* _Source records_
START
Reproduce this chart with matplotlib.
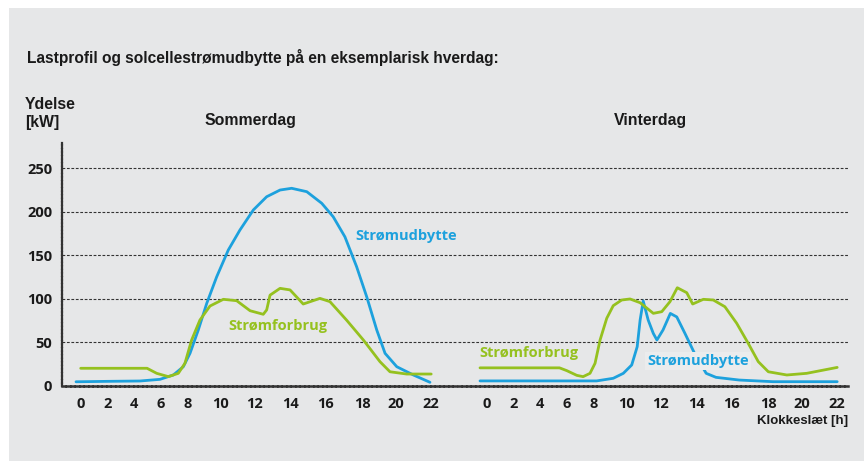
END
START
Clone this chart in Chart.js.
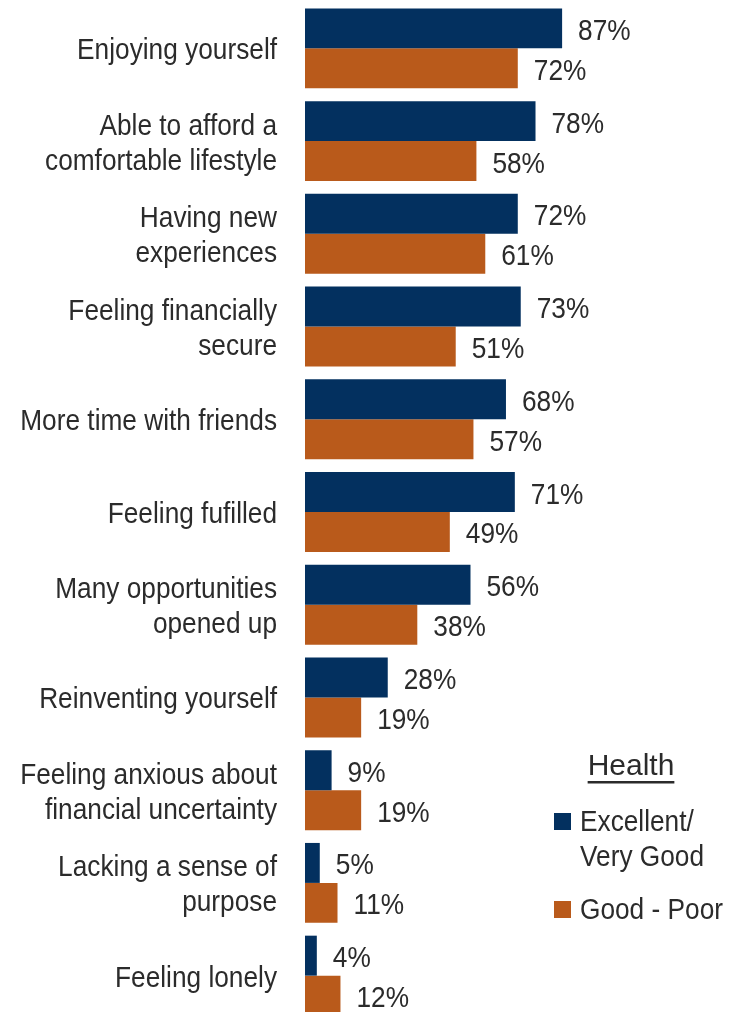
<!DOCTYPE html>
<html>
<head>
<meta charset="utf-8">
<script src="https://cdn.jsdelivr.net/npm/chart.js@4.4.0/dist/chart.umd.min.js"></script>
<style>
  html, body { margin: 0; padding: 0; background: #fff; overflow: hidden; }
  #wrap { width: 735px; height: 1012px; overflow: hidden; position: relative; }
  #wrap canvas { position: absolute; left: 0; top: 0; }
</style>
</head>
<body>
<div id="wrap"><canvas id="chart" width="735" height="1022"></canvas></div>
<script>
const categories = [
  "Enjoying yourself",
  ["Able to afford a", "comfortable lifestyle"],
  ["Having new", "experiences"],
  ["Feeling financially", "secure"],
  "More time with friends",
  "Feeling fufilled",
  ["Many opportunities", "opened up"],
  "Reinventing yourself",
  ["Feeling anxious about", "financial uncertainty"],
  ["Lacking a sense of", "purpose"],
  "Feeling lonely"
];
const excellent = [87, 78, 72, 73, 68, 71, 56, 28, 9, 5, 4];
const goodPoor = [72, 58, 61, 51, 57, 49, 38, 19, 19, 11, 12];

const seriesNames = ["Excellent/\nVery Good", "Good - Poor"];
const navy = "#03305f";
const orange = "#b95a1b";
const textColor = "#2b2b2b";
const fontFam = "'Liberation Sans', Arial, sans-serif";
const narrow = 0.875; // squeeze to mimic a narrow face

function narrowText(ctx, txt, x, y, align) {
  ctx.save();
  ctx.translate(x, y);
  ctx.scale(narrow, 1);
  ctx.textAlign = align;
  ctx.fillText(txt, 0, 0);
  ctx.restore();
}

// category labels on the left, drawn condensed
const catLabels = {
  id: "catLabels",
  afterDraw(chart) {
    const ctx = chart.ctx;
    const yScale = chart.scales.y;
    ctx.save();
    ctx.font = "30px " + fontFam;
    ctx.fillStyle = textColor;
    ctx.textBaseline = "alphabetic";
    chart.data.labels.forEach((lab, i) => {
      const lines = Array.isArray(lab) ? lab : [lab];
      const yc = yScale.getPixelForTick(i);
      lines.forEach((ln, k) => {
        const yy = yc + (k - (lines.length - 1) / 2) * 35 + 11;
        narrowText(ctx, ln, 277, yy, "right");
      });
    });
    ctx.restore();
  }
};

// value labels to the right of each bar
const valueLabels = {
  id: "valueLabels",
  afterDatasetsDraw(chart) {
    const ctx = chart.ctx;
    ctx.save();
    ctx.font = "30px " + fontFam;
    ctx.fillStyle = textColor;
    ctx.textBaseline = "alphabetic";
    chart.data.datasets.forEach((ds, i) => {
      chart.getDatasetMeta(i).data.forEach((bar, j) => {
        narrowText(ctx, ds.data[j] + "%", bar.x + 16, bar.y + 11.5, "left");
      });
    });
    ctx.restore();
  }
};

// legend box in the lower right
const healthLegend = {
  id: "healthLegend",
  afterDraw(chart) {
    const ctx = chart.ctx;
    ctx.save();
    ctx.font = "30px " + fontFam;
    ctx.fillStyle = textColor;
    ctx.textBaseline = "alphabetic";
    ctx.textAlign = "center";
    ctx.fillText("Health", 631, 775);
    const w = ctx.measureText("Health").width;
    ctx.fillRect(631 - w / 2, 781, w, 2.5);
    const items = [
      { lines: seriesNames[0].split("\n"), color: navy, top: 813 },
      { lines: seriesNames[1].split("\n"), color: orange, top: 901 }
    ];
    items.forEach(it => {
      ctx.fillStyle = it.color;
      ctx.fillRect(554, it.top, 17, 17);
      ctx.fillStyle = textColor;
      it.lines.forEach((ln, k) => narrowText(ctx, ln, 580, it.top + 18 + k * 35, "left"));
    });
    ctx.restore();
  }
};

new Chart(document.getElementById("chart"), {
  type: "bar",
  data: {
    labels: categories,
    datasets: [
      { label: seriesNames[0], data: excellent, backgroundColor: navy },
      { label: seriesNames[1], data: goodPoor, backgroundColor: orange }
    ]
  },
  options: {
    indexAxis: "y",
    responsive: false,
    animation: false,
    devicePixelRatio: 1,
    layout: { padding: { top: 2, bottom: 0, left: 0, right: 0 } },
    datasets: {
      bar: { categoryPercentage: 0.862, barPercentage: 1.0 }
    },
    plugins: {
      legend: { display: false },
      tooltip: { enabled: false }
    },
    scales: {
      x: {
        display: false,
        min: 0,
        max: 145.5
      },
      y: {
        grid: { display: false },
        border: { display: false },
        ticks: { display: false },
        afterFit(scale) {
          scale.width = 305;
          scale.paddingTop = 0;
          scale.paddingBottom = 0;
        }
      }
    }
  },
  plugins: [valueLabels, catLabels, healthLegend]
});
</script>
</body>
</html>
END
START
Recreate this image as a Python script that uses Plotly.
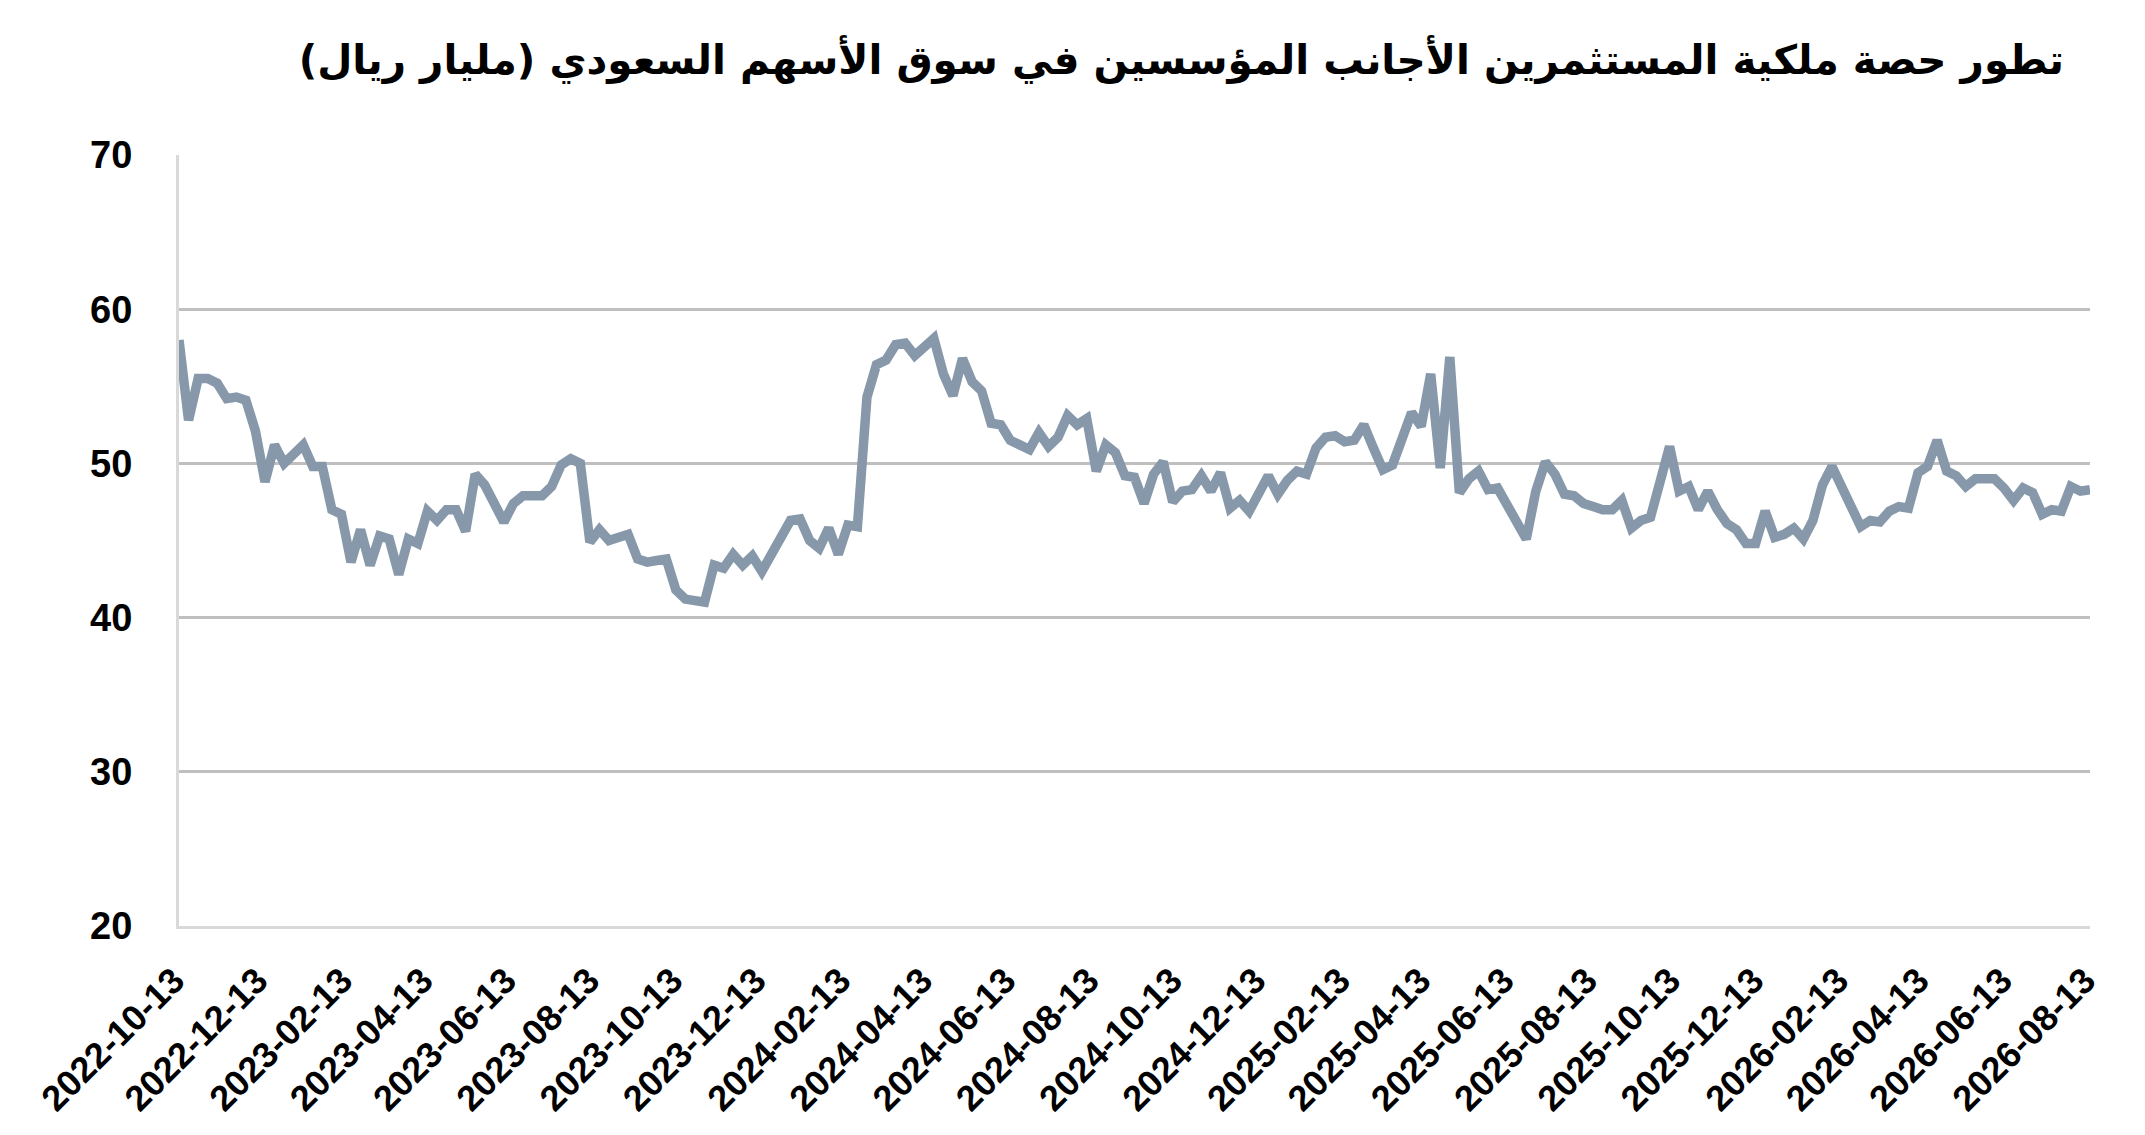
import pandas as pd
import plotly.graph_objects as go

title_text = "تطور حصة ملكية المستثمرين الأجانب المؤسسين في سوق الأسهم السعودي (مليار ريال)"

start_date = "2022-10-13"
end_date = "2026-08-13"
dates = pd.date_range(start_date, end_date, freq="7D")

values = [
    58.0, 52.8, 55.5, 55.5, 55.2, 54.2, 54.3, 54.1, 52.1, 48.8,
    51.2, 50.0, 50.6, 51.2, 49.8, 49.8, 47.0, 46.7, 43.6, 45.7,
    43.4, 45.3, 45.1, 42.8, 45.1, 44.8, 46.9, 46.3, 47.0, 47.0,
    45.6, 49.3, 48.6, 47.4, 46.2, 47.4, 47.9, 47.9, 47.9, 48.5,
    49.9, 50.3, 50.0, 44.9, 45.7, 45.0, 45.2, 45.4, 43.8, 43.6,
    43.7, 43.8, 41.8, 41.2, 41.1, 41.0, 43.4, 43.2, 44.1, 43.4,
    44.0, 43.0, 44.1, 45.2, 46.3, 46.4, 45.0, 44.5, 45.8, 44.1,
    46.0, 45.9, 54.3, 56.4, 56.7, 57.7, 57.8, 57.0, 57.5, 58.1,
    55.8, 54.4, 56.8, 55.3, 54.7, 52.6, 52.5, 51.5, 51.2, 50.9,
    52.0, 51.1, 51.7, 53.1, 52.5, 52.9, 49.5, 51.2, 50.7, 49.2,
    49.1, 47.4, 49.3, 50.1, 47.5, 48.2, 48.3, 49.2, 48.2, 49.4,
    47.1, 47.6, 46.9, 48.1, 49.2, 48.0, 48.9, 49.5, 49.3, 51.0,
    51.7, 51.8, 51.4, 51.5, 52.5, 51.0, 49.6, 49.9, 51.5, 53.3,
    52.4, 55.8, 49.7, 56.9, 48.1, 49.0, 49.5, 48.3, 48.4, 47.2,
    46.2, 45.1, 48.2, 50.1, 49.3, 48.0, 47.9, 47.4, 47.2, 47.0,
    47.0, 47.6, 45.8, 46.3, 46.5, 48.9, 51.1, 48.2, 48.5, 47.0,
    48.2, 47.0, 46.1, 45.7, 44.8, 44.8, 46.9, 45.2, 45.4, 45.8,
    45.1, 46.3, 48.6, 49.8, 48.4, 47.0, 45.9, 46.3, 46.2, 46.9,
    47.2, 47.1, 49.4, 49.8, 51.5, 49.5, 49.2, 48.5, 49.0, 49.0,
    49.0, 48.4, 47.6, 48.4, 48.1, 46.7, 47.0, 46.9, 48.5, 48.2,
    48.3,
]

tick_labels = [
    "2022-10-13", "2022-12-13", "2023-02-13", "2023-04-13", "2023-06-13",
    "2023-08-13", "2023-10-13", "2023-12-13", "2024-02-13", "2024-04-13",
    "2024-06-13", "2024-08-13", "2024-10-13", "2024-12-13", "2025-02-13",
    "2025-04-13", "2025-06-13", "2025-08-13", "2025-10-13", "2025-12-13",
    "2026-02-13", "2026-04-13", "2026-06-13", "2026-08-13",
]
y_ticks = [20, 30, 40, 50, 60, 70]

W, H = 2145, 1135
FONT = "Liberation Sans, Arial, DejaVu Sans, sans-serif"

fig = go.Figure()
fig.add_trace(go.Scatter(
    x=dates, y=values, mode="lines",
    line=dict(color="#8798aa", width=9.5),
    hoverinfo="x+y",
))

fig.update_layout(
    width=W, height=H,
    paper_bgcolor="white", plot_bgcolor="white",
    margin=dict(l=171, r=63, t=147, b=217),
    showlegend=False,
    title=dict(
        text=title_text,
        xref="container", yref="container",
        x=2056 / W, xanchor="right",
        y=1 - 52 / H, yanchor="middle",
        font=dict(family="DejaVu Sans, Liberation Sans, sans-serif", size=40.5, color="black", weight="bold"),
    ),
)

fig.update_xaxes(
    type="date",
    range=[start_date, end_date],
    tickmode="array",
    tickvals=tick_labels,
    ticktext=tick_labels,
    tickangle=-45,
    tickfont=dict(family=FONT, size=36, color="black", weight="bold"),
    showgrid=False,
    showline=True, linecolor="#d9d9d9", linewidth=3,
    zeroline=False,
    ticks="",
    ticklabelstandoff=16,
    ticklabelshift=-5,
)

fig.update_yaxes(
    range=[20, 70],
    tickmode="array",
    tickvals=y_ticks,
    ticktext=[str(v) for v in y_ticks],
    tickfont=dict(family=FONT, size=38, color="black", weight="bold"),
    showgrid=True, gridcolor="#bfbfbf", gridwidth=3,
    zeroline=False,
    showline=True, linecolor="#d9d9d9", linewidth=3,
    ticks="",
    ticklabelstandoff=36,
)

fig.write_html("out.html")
END
* _Set exercise_
From the line that has "Recreate this image" through the line that has "حصة ملكية المستثمرين", reproduce each line exactly as it stands and nothing else; do not include any pictures.

* _Exercise output_
Recreate this image as a Python script that uses Plotly.
import pandas as pd
import plotly.graph_objects as go

title_text = "تطور حصة ملكية المستثمرين الأجانب المؤسسين في سوق الأسهم السعودي (مليار ريال)"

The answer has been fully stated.